Inquiry reveals widening gap in housing inequality

2026-05-19

A Greens-led Senate inquiry into intergenerational housing inequity, has today revealed a housing crisis out of control where younger generations of renters, first home buyers and people experiencing homelessness are being left behind.

Evidence to the committee today showed:

  • Younger people have been disproportionately harmed by government decisions to walk away from directly providing housing. 
  • Renters are being left behind by unlimited rent increases and short-term leases.
  • In 2024, 40% of young renters in our major capital cities were spending more than 30% of their disposable income on housing. In 2001, that figure was just 26%.That's a 14 percentage point increase in a single generation.
  • The Government won’t meet its target of building 1.2 million houses by 2029. 
  • 640,000 people are in need of social housing. Even if the Government manages to fully deliver on the HAFF’s 40,000 promised social and affordable houses, this will only amount to 6% of what’s needed, and there will still be a long waiting list.
  • Increase in investor demand for housing has caused massive house price growth and fuelled the current housing crisis.
  • Big banks are among the biggest winners of the housing crisis as they make more profit out of home loans than business loans - they make $229,000 in profit on the average 30 year home loan.
  • Immigration does not explain the housing crisis. For example, during COVID dwelling prices increased by 32% despite there being effectively no migration during this time.
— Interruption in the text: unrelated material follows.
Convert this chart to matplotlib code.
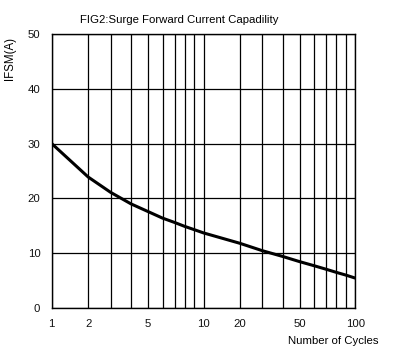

Lines attributable to Greens spokesperson for finance, housing and homelessness and Senator for South Australia, Barbara Pocock:

‘The evidence of this inquiry is clear: The housing gap between generations is widening thanks to successive governments’ failures.

“45% of tax breaks for wealthy property investors have benefited baby boomers. Meanwhile young people today face rising rents and house prices, more insecure employment and massive HECS debts. We are looking at an intergenerational chasm. 

“Housing affordability has deteriorated significantly in Australia, particularly for younger generations. Home ownership rates among young people are falling, rents are rising while wages aren't keeping up, and young people are making up a large proportion of people experiencing homelessness.

“Labor’s budget does nothing for renters, homeless people and for the 190,000 people on public housing waiting lists. 

“640,000 Australians are in need of social housing right now yet the HAFF will only meet 6% of this demand when it's fully implemented. That’s unacceptable. 

“The HAFF is too slow, it's too complicated, it isn't touching the sides, and it isn't delivering housing for future generations. 

“Tinkering around the edges of a broken housing system won’t fix the housing crisis. Labor needs to stop working for the 1% and instead start treating housing like a human right.

“It's time this government looked after the 30% of Australians who rent, many of them young people, who are increasingly facing housing stress.”